The only complaint of the appellant is that the plaintiff received a part of the contract price, while his statement of claim is for compensation as an architect for preparing plans for a factory building, at the rate of two and one-half per cent on $22,000, the entire cost of the construction of the building. He was discharged by defendants without cause before he had completed his contract and at the trial claimed that the work which he had done in compliance with' the contract up to the time of his discharge was two-thirds of the services required under the entire contract. His testimony *109in this respect was admitted without objection and the court in his charge adopted the theory which was apparently agreeable to both parties to the contest, that he could recover for the services actually performed. No point as to the plaintiff not being able to recover on a quantum meruit was raised at the trial.
It is too late on this appeal to raise for the first time the question as to whether the contract was an entire one: National Bank of Chester County v. Thomas, 220 Pa. 360; Martin v. Stong, 35 Pa. Superior Ct. 635; Beaver Borough v. Beaver Valley R. R. Co., 217 Pa. 280; Rotograph Co. v. Cressman, 41 Pa. Superior Ct. 14.
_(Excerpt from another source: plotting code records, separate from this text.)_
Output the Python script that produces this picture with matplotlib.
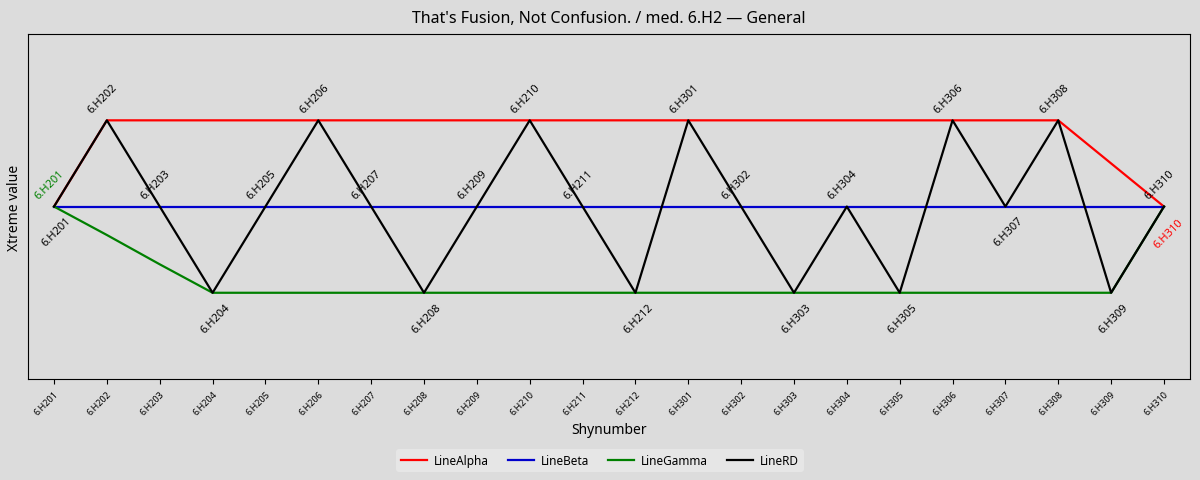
import numpy as np
import matplotlib
matplotlib.use("Agg")
import matplotlib.pyplot as plt

plt.rcParams['font.family'] = ['Noto Sans', 'DejaVu Sans']

shynumbers = ['6.H201', '6.H202', '6.H203', '6.H204', '6.H205', '6.H206', '6.H207',
              '6.H208', '6.H209', '6.H210', '6.H211', '6.H212', '6.H301', '6.H302',
              '6.H303', '6.H304', '6.H305', '6.H306', '6.H307', '6.H308', '6.H309',
              '6.H310']

line_alpha = [0, 1, 1, 1, 1, 1, 1, 1, 1, 1, 1, 1, 1, 1, 1, 1, 1, 1, 1, 1, 0.5, 0]
line_beta = [0] * 22
line_gamma = [0, -0.33, -0.67, -1, -1, -1, -1, -1, -1, -1, -1, -1, -1, -1, -1, -1,
              -1, -1, -1, -1, -1, 0]
line_rd = [0, 1, 0, -1, 0, 1, 0, -1, 0, 1, 0, -1, 1, 0, -1, 0, -1, 1, 0, 1, -1, 0]

bg = '#dcdcdc'
fig, ax = plt.subplots(figsize=(12, 4.81), dpi=100)
fig.patch.set_facecolor(bg)
ax.set_facecolor(bg)

x = np.arange(len(shynumbers))
ax.plot(x, line_alpha, color='red', lw=1.6, label='LineAlpha')
ax.plot(x, line_beta, color='#0000cc', lw=1.6, label='LineBeta')
ax.plot(x, line_gamma, color='green', lw=1.6, label='LineGamma')
ax.plot(x, line_rd, color='black', lw=1.6, label='LineRD')

# labels on the RD line: below at local minima, above otherwise
n = len(line_rd)
for i, name in enumerate(shynumbers):
    v = line_rd[i]
    left = line_rd[i - 1] if i > 0 else np.inf
    right = line_rd[i + 1] if i < n - 1 else np.inf
    if v < left and v < right:
        ax.annotate(name, (x[i], v), xytext=(2, -6), textcoords='offset points',
                    rotation=45, ha='center', va='top', fontsize=8)
    else:
        ax.annotate(name, (x[i], v), xytext=(-3, 4), textcoords='offset points',
                    rotation=45, ha='center', va='bottom', fontsize=8)

ax.annotate(shynumbers[0], (x[0], line_gamma[0]), xytext=(-3, 4), textcoords='offset points',
            rotation=45, ha='center', va='bottom', fontsize=8, color='green')
ax.annotate(shynumbers[-1], (x[-1], line_alpha[-1]), xytext=(3, -7), textcoords='offset points',
            rotation=45, ha='center', va='top', fontsize=8, color='red')

ax.set_xlim(-0.5, len(shynumbers) - 0.5)
ax.set_ylim(-2, 2)
ax.set_yticks([])
ax.set_xticks(x)
ax.set_xticklabels(shynumbers, rotation=45, ha='right', fontsize=6.5, rotation_mode='anchor')
ax.set_xlabel('Shynumber', fontsize=10)
ax.set_ylabel('Xtreme value', fontsize=10)
ax.set_title("That's Fusion, Not Confusion. / med. 6.H2 — General", fontsize=11.5, pad=9)

leg = fig.legend(loc='lower center', ncol=4, bbox_to_anchor=(0.5, 0.005), fontsize=8.5,
                 frameon=True, edgecolor='none', facecolor='#e6e6e6', framealpha=1,
                 columnspacing=1.6, handlelength=2.2, handletextpad=0.6)

fig.subplots_adjust(left=0.023, right=0.992, top=0.927, bottom=0.21)
fig.savefig('out.png', dpi=100, facecolor=bg)
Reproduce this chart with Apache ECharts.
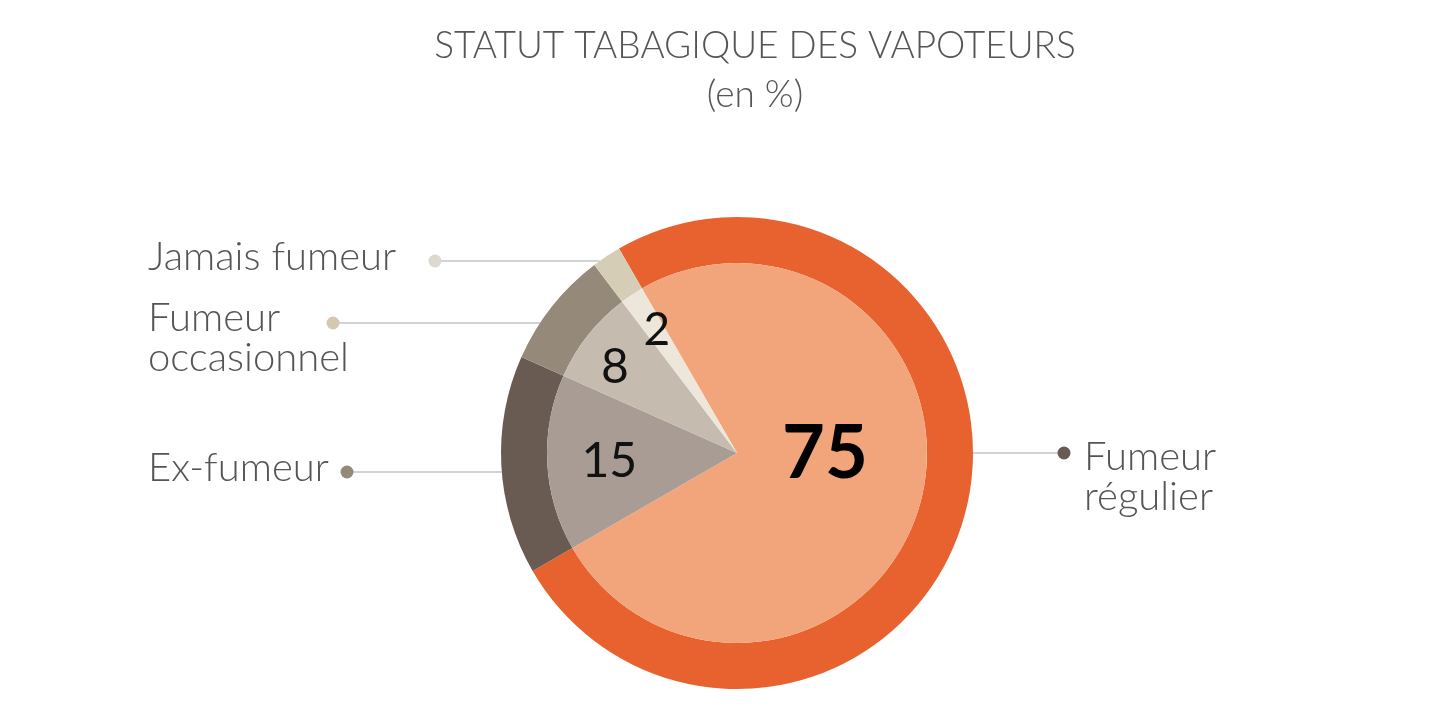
<!DOCTYPE html>
<html>
<head>
<meta charset="utf-8">
<script src="https://cdn.jsdelivr.net/npm/echarts@6/dist/echarts.min.js"></script>
<style>
  html, body { margin: 0; padding: 0; background: #fff; }
  #chart { width: 1440px; height: 720px; }
</style>
</head>
<body>
<div id="chart"></div>
<script>
// data
const categories = ['Fumeur régulier', 'Ex-fumeur', 'Fumeur occasionnel', 'Jamais fumeur'];
const labelTexts = ['Fumeur\nrégulier', 'Ex-fumeur', 'Fumeur\noccasionnel', 'Jamais fumeur'];
const values = [75, 15, 8, 2];

// styles
const outerColors = ['#e8622f', '#6a5b52', '#958a7a', '#d6cdb7'];
const innerColors = ['#f2a57b', '#a89c95', '#c5bcaf', '#ede7db'];
const dotColors = ['#6a5b52', '#958a7a', '#d4c8b0', '#ddd8d0'];
const CENTER = [737, 453];
const R_OUT = 236;
const R_IN = 190;
// callout lines: y of the line, x of the dot, x where the text starts, text shift
const calloutY = [453, 472, 323, 261];
const dotX = [1064, 347, 333, 435];
const textX = [1084, 148, 148, 148];
const textDy = [4, -4, -5, -4];
// value labels: [angle clockwise from top (deg), distance from centre]
const valuePolar = [[91, 88], [266, 128], [305, 149], [327, 147]];
const valueSize = [74, 48, 48, 46];

const FONT = 'Lato, "Noto Sans", sans-serif';

const chart = echarts.init(document.getElementById('chart'));

const edgeX = (i) => {
  const dy = calloutY[i] - CENTER[1];
  const dx = Math.sqrt(Math.max(R_OUT * R_OUT - dy * dy, 0));
  return i === 0 ? CENTER[0] + dx : CENTER[0] - dx;
};

chart.setOption({
  animation: false,
  title: {
    text: 'STATUT TABAGIQUE DES VAPOTEURS',
    subtext: '(en %)',
    left: 750,
    textAlign: 'center',
    top: 23,
    itemGap: 12,
    textStyle: { fontFamily: FONT, fontSize: 37, fontWeight: 300, color: '#555' },
    subtextStyle: { fontFamily: FONT, fontSize: 37, fontWeight: 300, color: '#555' },
  },
  series: [
    {
      // outer ring, with callout lines and dots
      type: 'pie',
      center: CENTER,
      radius: [R_IN, R_OUT],
      startAngle: 120,
      clockwise: true,
      avoidLabelOverlap: false,
      silent: true,
      itemStyle: { borderWidth: 0 },
      label: {
        show: true,
        position: 'outside',
        formatter: (p) => `{d${p.dataIndex}|}`,
        rich: dotColors.reduce((acc, c, i) => {
          acc[`d${i}`] = { width: 13, height: 13, borderRadius: 7, backgroundColor: c };
          return acc;
        }, {}),
      },
      labelLine: { show: true, lineStyle: { color: '#d3d3d3', width: 2 } },
      labelLayout: (params) => {
        const i = params.dataIndex;
        const y = calloutY[i];
        return {
          x: dotX[i],
          y,
          align: 'center',
          verticalAlign: 'middle',
          labelLinePoints: [[edgeX(i), y], [dotX[i], y], [dotX[i], y]],
        };
      },
      data: categories.map((name, i) => ({
        name,
        value: values[i],
        itemStyle: { color: outerColors[i] },
      })),
    },
    {
      // inner pie with the values
      type: 'pie',
      center: CENTER,
      radius: [0, R_IN],
      startAngle: 120,
      clockwise: true,
      avoidLabelOverlap: false,
      silent: true,
      itemStyle: { borderWidth: 0 },
      label: {
        show: true,
        position: 'inside',
        fontFamily: FONT,
        color: '#111',
        formatter: '{c}',
      },
      labelLine: { show: false },
      labelLayout: (params) => {
        const [a, r] = valuePolar[params.dataIndex];
        const rad = (a * Math.PI) / 180;
        return {
          x: CENTER[0] + r * Math.sin(rad),
          y: CENTER[1] - r * Math.cos(rad),
          align: 'center',
          verticalAlign: 'middle',
        };
      },
      data: categories.map((name, i) => ({
        name,
        value: values[i],
        itemStyle: { color: innerColors[i] },
        label: {
          fontSize: valueSize[i],
          fontWeight: i === 0 ? 'bold' : 'normal',
          color: i === 0 ? '#000' : '#111',
        },
      })),
    },
    {
      // category names (transparent copy of the pie, only carries the texts)
      type: 'pie',
      center: CENTER,
      radius: [0, R_OUT],
      startAngle: 120,
      clockwise: true,
      avoidLabelOverlap: false,
      silent: true,
      itemStyle: { color: 'rgba(0,0,0,0)', borderWidth: 0 },
      label: {
        show: true,
        position: 'outside',
        fontFamily: FONT,
        fontSize: 40,
        fontWeight: 300,
        lineHeight: 40,
        color: '#555',
        formatter: (p) => labelTexts[p.dataIndex],
      },
      labelLine: { show: false },
      labelLayout: (params) => {
        const i = params.dataIndex;
        return {
          x: textX[i],
          y: calloutY[i] - 20 + textDy[i],
          align: 'left',
          verticalAlign: 'top',
        };
      },
      data: categories.map((name, i) => ({ name, value: values[i] })),
    },
  ],
});
</script>
</body>
</html>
The defendant by allowing the plaintiff to submit his proofs without objection as to the amount that was due him for the part of the contract performed must be deemed to have acquiesced in the method in which the case was presented, especially in that at no time during the trial, as stated before, it raised any question as to the method of proof. If it had raised objection we might presume, had the court sustained the objection to the admission of testimony, the plaintiff might have been able to submit testimony not open to the same objection.
The assignments of error are overruled and the judgment is affirmed.